There is an ongoing debate surrounding “peak oil” – The point in time in which oil reserves were being extracted from the Earth at an all time maximum. Commercially, Peak oil happened in 2009, meaning that for the past eight years, we have been extracting less and less oil from the ground. There are untapped reserves that could redefine the point of “peak oil”, but these are reserves that we can’t feasibly get to, and may cause irreversible, unexpected consequences – there’s also the fact that these reserves will one day deplete too, only after prices have gradually soared.

We’re at a crossroads in human history where the political arena of Global Warming detracts from the scientific discussion. It’s a bleak setting when Global Warming has a greater value as a political football than it does as a serious discussion, but a non-emotive system that evidences the way the world is changing is the stock market, and Tesla is now worth more than Ford.
That’s the car company, not the scientist Nikola Tesla who suspiciously died in a New York hotel room after drawing up implications that free, infinite electrical energy could be a reality. It’s no irony that the manufacturer is named after the famous scientist who pioneered wireless power and understood the use of x-rays before their time. He was a revolutionary in the same sense that electric-powered car manufacturers have made the first domino fall on the monopoly of traditional car manufacturers who have already started to ride the wave of electric power themselves.

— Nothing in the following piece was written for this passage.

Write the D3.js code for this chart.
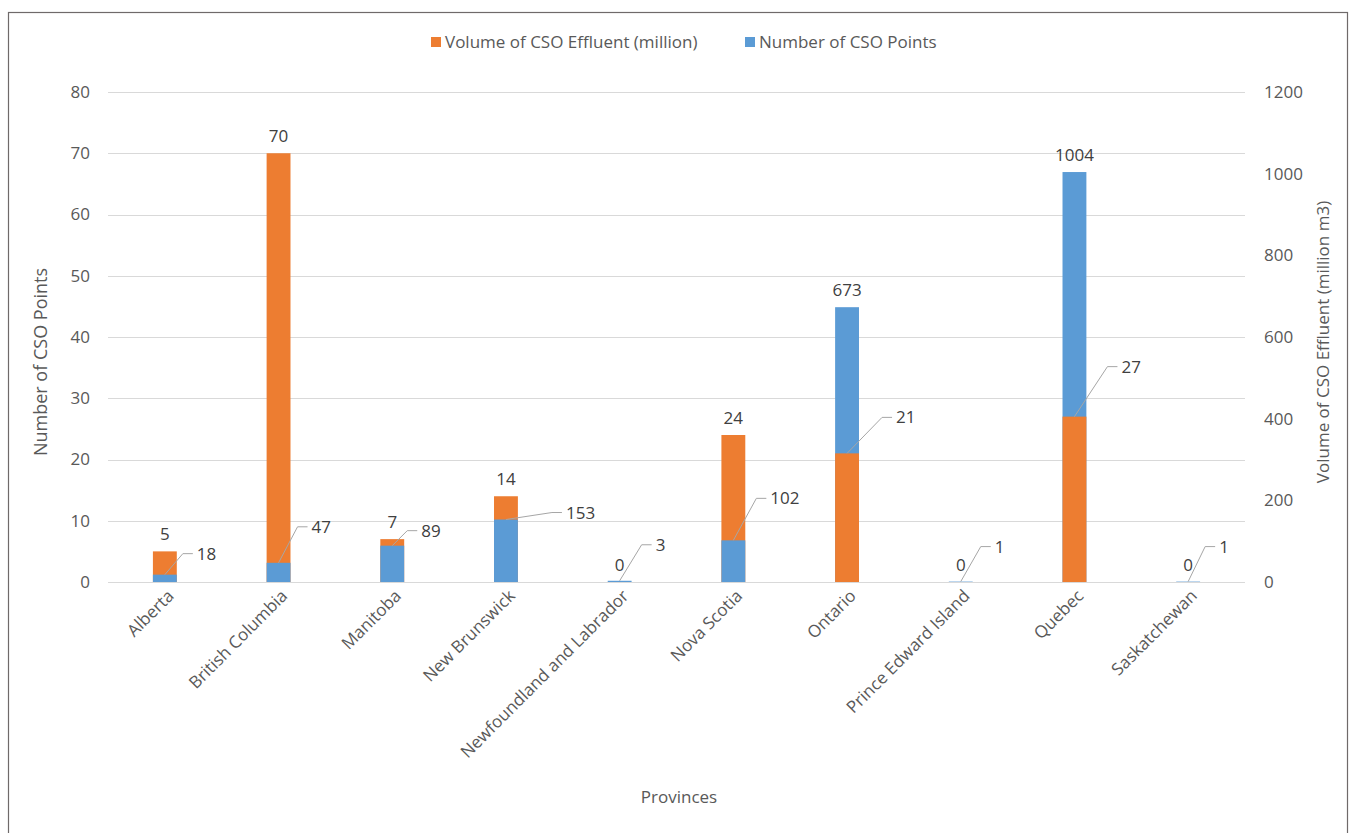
<!DOCTYPE html>
<html>
<head>
<meta charset="utf-8">
<script src="https://cdn.jsdelivr.net/npm/d3@7"></script>
<style>
  html, body { margin: 0; padding: 0; background: #fff; }
  svg text { font-family: "Open Sans", "Liberation Sans", sans-serif; }
</style>
</head>
<body>
<svg id="chart" width="1353" height="833"></svg>
<script>
// Provinces along the x axis
const categories = ["Alberta", "British Columbia", "Manitoba", "New Brunswick",
  "Newfoundland and Labrador", "Nova Scotia", "Ontario", "Prince Edward Island",
  "Quebec", "Saskatchewan"];

// Volume of CSO effluent (million) — left axis
const volumeValues = [5, 70, 7, 14, 0, 24, 21, 0, 27, 0];
// Number of CSO points — right axis
const pointValues = [18, 47, 89, 153, 3, 102, 673, 1, 1004, 1];

// Axis ticks
const leftTicks = [0, 10, 20, 30, 40, 50, 60, 70, 80];
const rightTicks = [0, 200, 400, 600, 800, 1000, 1200];

// Callout placement for the label of the shorter bar (elbow offset from bar top)
const calloutOffsets = [[18, -21], [19, -36], [15, -15], [46, -7], [22, -36],
  [23, -42], [35, -36], [20, -35], [33, -50], [17, -35]];

const ORANGE = "#ED7D31", BLUE = "#5B9BD5";
const FONT = 17;
const svg = d3.select("#chart");

// Chart frame
svg.append("rect").attr("x", 8.5).attr("y", 12.5).attr("width", 1339).attr("height", 840)
  .attr("fill", "#fff").attr("stroke", "#6f6a6a").attr("stroke-width", 1.2);

const plot = { left: 108, right: 1245, top: 92, bottom: 582 };

const x = d3.scaleBand().domain(categories).range([plot.left, plot.right])
  .paddingInner(0.79).paddingOuter(0.395);
const yLeft = d3.scaleLinear().domain([0, 80]).range([plot.bottom, plot.top]);
const yRight = d3.scaleLinear().domain([0, 1200]).range([plot.bottom, plot.top]);

// Gridlines
svg.append("g").selectAll("line").data(leftTicks).join("line")
  .attr("x1", plot.left).attr("x2", plot.right)
  .attr("y1", d => Math.round(yLeft(d)) + 0.5).attr("y2", d => Math.round(yLeft(d)) + 0.5)
  .attr("stroke", "#d9d9d9").attr("stroke-width", 1);

// Axes
const axisStyle = g => {
  g.select(".domain").remove();
  g.selectAll(".tick line").remove();
  g.selectAll("text").attr("fill", "#595959").attr("font-size", FONT);
};
svg.append("g").attr("transform", `translate(${plot.left},0)`)
  .call(d3.axisLeft(yLeft).tickValues(leftTicks).tickFormat(d3.format("d"))
    .tickSize(0).tickPadding(18))
  .call(axisStyle);
svg.append("g").attr("transform", `translate(${plot.right},0)`)
  .call(d3.axisRight(yRight).tickValues(rightTicks).tickFormat(d3.format("d"))
    .tickSize(0).tickPadding(19))
  .call(axisStyle);

const xAxis = svg.append("g").attr("transform", `translate(0,${plot.bottom})`)
  .call(d3.axisBottom(x).tickSize(0).tickPadding(0));
xAxis.select(".domain").remove();
xAxis.selectAll("text")
  .attr("fill", "#595959").attr("font-size", FONT)
  .attr("text-anchor", "end")
  .attr("dy", 0)
  .attr("transform", "translate(10,15) rotate(-45)");

// Bars: per province, the taller bar is drawn behind the shorter one
const rows = categories.map((c, i) => {
  const bars = [
    { key: "vol", value: volumeValues[i], top: yLeft(volumeValues[i]), color: ORANGE },
    { key: "pts", value: pointValues[i], top: yRight(pointValues[i]), color: BLUE }
  ];
  return { cat: c, i, bars };
});

const barG = svg.append("g");
rows.forEach(r => {
  const ordered = r.bars.slice().sort((a, b) => a.top - b.top);
  barG.selectAll(null).data(ordered).join("rect")
    .attr("x", x(r.cat)).attr("width", x.bandwidth())
    .attr("y", d => d.top).attr("height", d => plot.bottom - d.top)
    .attr("fill", d => d.color);
});

// Data labels
const labelG = svg.append("g").attr("font-size", FONT).attr("fill", "#404040");
rows.forEach(r => {
  const cx = x(r.cat) + x.bandwidth() / 2;
  const nonZero = r.bars.filter(b => b.value > 0);
  // the shorter non-zero bar gets a callout label
  const callout = nonZero.length === 1 ? nonZero[0]
    : r.bars.slice().sort((a, b) => b.top - a.top)[0];
  r.bars.forEach(b => {
    if (b === callout) {
      const [dx, dy] = calloutOffsets[r.i];
      const ex = cx + dx, ey = b.top + dy;
      labelG.append("path")
        .attr("d", `M${cx},${b.top}L${ex},${ey}L${ex + 10},${ey}`)
        .attr("fill", "none").attr("stroke", "#a6a6a6").attr("stroke-width", 1);
      labelG.append("text").attr("x", ex + 14).attr("y", ey + 6)
        .text(b.value);
    } else {
      labelG.append("text").attr("x", cx).attr("y", b.top - 11)
        .attr("text-anchor", "middle").text(b.value);
    }
  });
});

// Legend
const legend = svg.append("g").attr("font-size", FONT).attr("fill", "#595959");
const legendItems = [
  { label: "Volume of CSO Effluent (million)", color: ORANGE, x: 431 },
  { label: "Number of CSO Points", color: BLUE, x: 745 }
];
legendItems.forEach(it => {
  legend.append("rect").attr("x", it.x).attr("y", 37).attr("width", 10).attr("height", 10)
    .attr("fill", it.color);
  legend.append("text").attr("x", it.x + 14).attr("y", 48).text(it.label);
});

// Axis titles
svg.append("text").attr("x", 679).attr("y", 803).attr("text-anchor", "middle")
  .attr("font-size", FONT).attr("fill", "#595959").text("Provinces");
svg.append("text").attr("transform", "translate(47,362) rotate(-90)")
  .attr("text-anchor", "middle").attr("font-size", 18).attr("fill", "#595959")
  .text("Number of CSO Points");
svg.append("text").attr("transform", "translate(1329,342) rotate(-90)")
  .attr("text-anchor", "middle").attr("font-size", FONT).attr("fill", "#595959")
  .text("Volume of CSO Effluent (million m3)");
</script>
</body>
</html>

Motorsport has a habit of being a prototyping platform for the wider automotive industry, and the steady rise of Formula E, despite initial criticism from the petrolhead (who could be repackaged as the volthead at some point in the not too distant future), indicates an automotive industry and general manufacturing beyond, that is beginning to lean towards employing electric-power – because the reality of the planet’s landscape of resource has changed.

In the 50’s at a time when Ford were the biggest manufacturer of automobiles, we lived in a world of infinite resources, and this notion was at the base of our societal model. Now, it’s a different picture, and the fact that Tesla is now worth more than Ford on the stock market cements a huge shift in perspective, one that bodes very well for electric Motorsport like Formula E, a series that’s technological developments has the scope to transcend the race-track and become viable in a quickly changing world. Tesla have a bit of dollar now, so surely it’s time for them to start racing in Formula E too.